DFT and AIMD study of 2D Li2O2: Stability, electronic, magnetic, thermal, and optical properties

Abstract

We employ density functional theory to examine the structural, stability, electronic, magnetic, thermal, and optical properties of two atomic configurations of lithium peroxide with hexagonal lattice and decorated hexagonal lattice identifying as Li${}_2$O${}_2$-1 and Li${}_2$O${}_2$-2, respectively, within the $P{6}_3/mmc$ space group. Although part of the same crystallographic group, these two atomic configurations give rise to diverse physical properties. Examining the phonon band structure indicates that Li${}_2$O${}_2$-1 is dynamically unstable, whereas Li${}_2$O${}_2$-2 exhibits dynamic stability. The calculations of formation energy and ab-initio molecular dynamics simulations validate the energetic and thermal stability, respectively. Electronic structure computations using both GGA/PBE and HSE06 functional reveal that both structures are semiconductors, with Li${}_2$O${}_2$-2 displaying a broader band gap than Li${}_2$O${}_2$-1 due to less symmetry of Li${}_2$O${}_2$-2, and neither configuration exhibits magnetic ordering.
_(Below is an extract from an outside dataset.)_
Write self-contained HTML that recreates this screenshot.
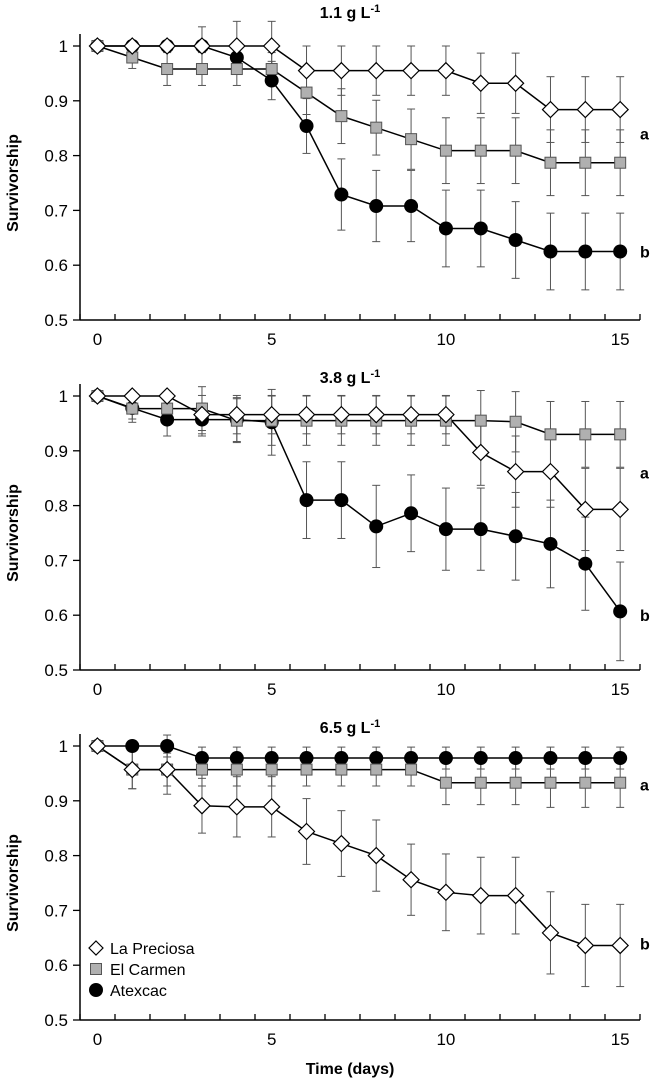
<!DOCTYPE html>
<html><head><meta charset="utf-8"><style>
body{margin:0;background:#fff}
svg{display:block}
text{font-family:"Liberation Sans",Arial,sans-serif}
</style></head><body>
<svg id="c" width="652" height="1079"></svg>
<script>
const days=[0,1,2,3,4,5,6,7,8,9,10,11,12,13,14,15];
const yTicks=[0.5,0.6,0.7,0.8,0.9,1];
const yTickLabels=["0.5","0.6","0.7","0.8","0.9","1"];
const xTickLabels=["0","5","10","15"];
const titles=["1.1","3.8","6.5"];
const p1LP=[1,1,1,1,1,1,0.955,0.955,0.955,0.955,0.955,0.932,0.932,0.884,0.884,0.884];
const p1LPe=[0,0,0,0.035,0.045,0.045,0.045,0.045,0.045,0.045,0.045,0.055,0.055,0.06,0.06,0.06];
const p1EC=[1,0.979,0.958,0.958,0.958,0.958,0.915,0.872,0.851,0.83,0.809,0.809,0.809,0.787,0.787,0.787];
const p1ECe=[0,0.02,0.03,0.03,0.03,0.03,0.04,0.05,0.05,0.055,0.06,0.06,0.06,0.06,0.06,0.06];
const p1AT=[1,1,1,1,0.979,0.937,0.854,0.729,0.708,0.708,0.667,0.667,0.646,0.625,0.625,0.625];
const p1ATe=[0,0,0,0,0.02,0.035,0.05,0.065,0.065,0.065,0.07,0.07,0.07,0.07,0.07,0.07];
const p2LP=[1,1,1,0.966,0.966,0.966,0.966,0.966,0.966,0.966,0.966,0.897,0.862,0.862,0.793,0.793];
const p2LPe=[0,0,0,0.035,0.035,0.035,0.035,0.035,0.035,0.035,0.035,0.06,0.065,0.065,0.075,0.075];
const p2EC=[1,0.977,0.977,0.977,0.955,0.955,0.955,0.955,0.955,0.955,0.955,0.955,0.953,0.93,0.93,0.93];
const p2ECe=[0,0.025,0.025,0.04,0.04,0.045,0.045,0.045,0.045,0.045,0.045,0.055,0.055,0.06,0.06,0.06];
const p2AT=[1,0.978,0.957,0.957,0.957,0.952,0.81,0.81,0.762,0.786,0.757,0.757,0.744,0.73,0.694,0.607];
const p2ATe=[0,0.02,0.03,0.03,0.04,0.06,0.07,0.07,0.075,0.07,0.075,0.075,0.08,0.08,0.085,0.09];
const p3LP=[1,0.957,0.957,0.891,0.889,0.889,0.844,0.822,0.8,0.756,0.733,0.727,0.727,0.659,0.636,0.636];
const p3LPe=[0,0.035,0.045,0.05,0.055,0.055,0.06,0.06,0.065,0.065,0.07,0.07,0.07,0.075,0.075,0.075];
const p3EC=[1,0.957,0.957,0.957,0.957,0.957,0.957,0.957,0.957,0.957,0.933,0.933,0.933,0.933,0.933,0.933];
const p3ECe=[0,0.035,0.03,0.03,0.03,0.03,0.03,0.03,0.03,0.03,0.04,0.04,0.04,0.045,0.045,0.045];
const p3AT=[1,1,1,0.978,0.978,0.978,0.978,0.978,0.978,0.978,0.978,0.978,0.978,0.978,0.978,0.978];
const p3ATe=[0,0,0.02,0.02,0.02,0.02,0.02,0.02,0.02,0.02,0.02,0.02,0.02,0.02,0.02,0.02];
const panels=[
 {top:46,ty:18,LP:p1LP,LPe:p1LPe,EC:p1EC,ECe:p1ECe,AT:p1AT,ATe:p1ATe,a:0.84,b:0.625},
 {top:396,ty:383,LP:p2LP,LPe:p2LPe,EC:p2EC,ECe:p2ECe,AT:p2AT,ATe:p2ATe,a:0.86,b:0.6},
 {top:746,ty:733,LP:p3LP,LPe:p3LPe,EC:p3EC,ECe:p3ECe,AT:p3AT,ATe:p3ATe,a:0.93,b:0.64}
];
const NS="http://www.w3.org/2000/svg";
const svg=document.getElementById('c');
function mk(t,a,p){const e=document.createElementNS(NS,t);for(const k in a)e.setAttribute(k,a[k]);(p||svg).appendChild(e);return e;}
const X=d=>80+34.85*(d+0.5);
panels.forEach((P,pi)=>{
 const Y=v=>P.top+(1-v)*548;
 const g=mk('g',{});
 
 
 const bottom=Y(0.5);
 mk('line',{x1:80,y1:bottom,x2:640,y2:bottom,stroke:'#000','stroke-width':1.5},g);
 mk('line',{x1:80,y1:P.top-12,x2:80,y2:bottom,stroke:'#000','stroke-width':1.5},g);
 for(let k=0;k<=16;k++)mk('line',{x1:80+35*k,y1:bottom,x2:80+35*k,y2:bottom-6,stroke:'#000','stroke-width':1.3},g);
 yTicks.forEach((v,i)=>{
  mk('line',{x1:73,y1:Y(v),x2:80,y2:Y(v),stroke:'#000','stroke-width':1.3},g);
  const t=mk('text',{x:68,y:Y(v)+6,'text-anchor':'end','font-size':17},g);t.textContent=yTickLabels[i];
  
 });
 xTickLabels.forEach(l=>{
  const t=mk('text',{x:X(+l),y:bottom+25,'text-anchor':'middle','font-size':17},g);t.textContent=l;
  
 });
 const tt=mk('text',{x:350,y:P.ty,'text-anchor':'middle','font-size':16,'font-weight':'bold'},g);
 tt.innerHTML=titles[pi]+' g L<tspan dy="-6" font-size="11">-1</tspan>';
 
 const yl=mk('text',{transform:`translate(18,${P.top+137}) rotate(-90)`,'text-anchor':'middle','font-size':16,'font-weight':'bold'},g);
 yl.textContent='Survivorship';
 
 [['a',P.a],['b',P.b]].forEach(([s,v])=>{const t=mk('text',{x:640,y:Y(v)+6,'font-size':16,'font-weight':'bold'},g);t.textContent=s;
  });
 const series=[['AT',P.AT,P.ATe],['EC',P.EC,P.ECe],['LP',P.LP,P.LPe]];
 series.forEach(([n,vals,errs])=>{
  errs.forEach((e,i)=>{if(e>0){const x=X(days[i]);
   mk('line',{x1:x,y1:Y(vals[i]+e),x2:x,y2:Y(vals[i]-e),stroke:'#555','stroke-width':1},g);
   mk('line',{x1:x-4,y1:Y(vals[i]+e),x2:x+4,y2:Y(vals[i]+e),stroke:'#555','stroke-width':1},g);
   mk('line',{x1:x-4,y1:Y(vals[i]-e),x2:x+4,y2:Y(vals[i]-e),stroke:'#555','stroke-width':1},g);}});
 });
 series.forEach(([n,vals])=>{
  const pl=mk('polyline',{points:vals.map((v,i)=>X(days[i])+','+Y(v)).join(' '),fill:'none',stroke:'#000','stroke-width':1.5},g);
  
 });
 series.forEach(([n,vals])=>{
  vals.forEach((v,i)=>{const x=X(days[i]),y=Y(v);let m;
   if(n==='AT')m=mk('circle',{cx:x,cy:y,r:7,fill:'#000'},g);
   else if(n==='EC')m=mk('rect',{x:x-5.5,y:y-5.5,width:11,height:11,fill:'#b0b0b0',stroke:'#555','stroke-width':1},g);
   else m=mk('polygon',{points:`${x},${y-8} ${x+8},${y} ${x},${y+8} ${x-8},${y}`,fill:'#fff',stroke:'#000','stroke-width':1.2},g);
   });
 });
});
const xt=mk('text',{x:350,y:1074,'text-anchor':'middle','font-size':16,'font-weight':'bold'});xt.textContent='Time (days)';

const lg=mk('g',{});

mk('polygon',{points:'96,941 103,948 96,955 89,948',fill:'#fff',stroke:'#000','stroke-width':1.2},lg);
mk('rect',{x:90.5,y:963.5,width:11,height:11,fill:'#b0b0b0',stroke:'#555'},lg);
mk('circle',{cx:96,cy:990,r:7,fill:'#000'},lg);
[['La Preciosa',954],['El Carmen',975],['Atexcac',996]].forEach(([s,y])=>{const t=mk('text',{x:110,y:y,'font-size':16},lg);t.textContent=s;
 });
</script>
</body></html>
Optical analyses indicate that both structures exhibit transparency in the visible spectrum with minimal optical conductivity. However, Li${}_2$O${}_2$-2 shows enhanced refractive indices and reflectivity in the ultraviolet range. Heat capacity trends indicate similar thermal characteristics, with Li${}_2$O${}_2$-2 demonstrating somewhat improved heat absorption at higher temperatures. The findings underscore the promise of both configurations, especially Li${}_2$O${}_2$-2, for energy storage and ultraviolet optoelectronic applications, providing significant insights for forthcoming investigations into two-dimensional materials.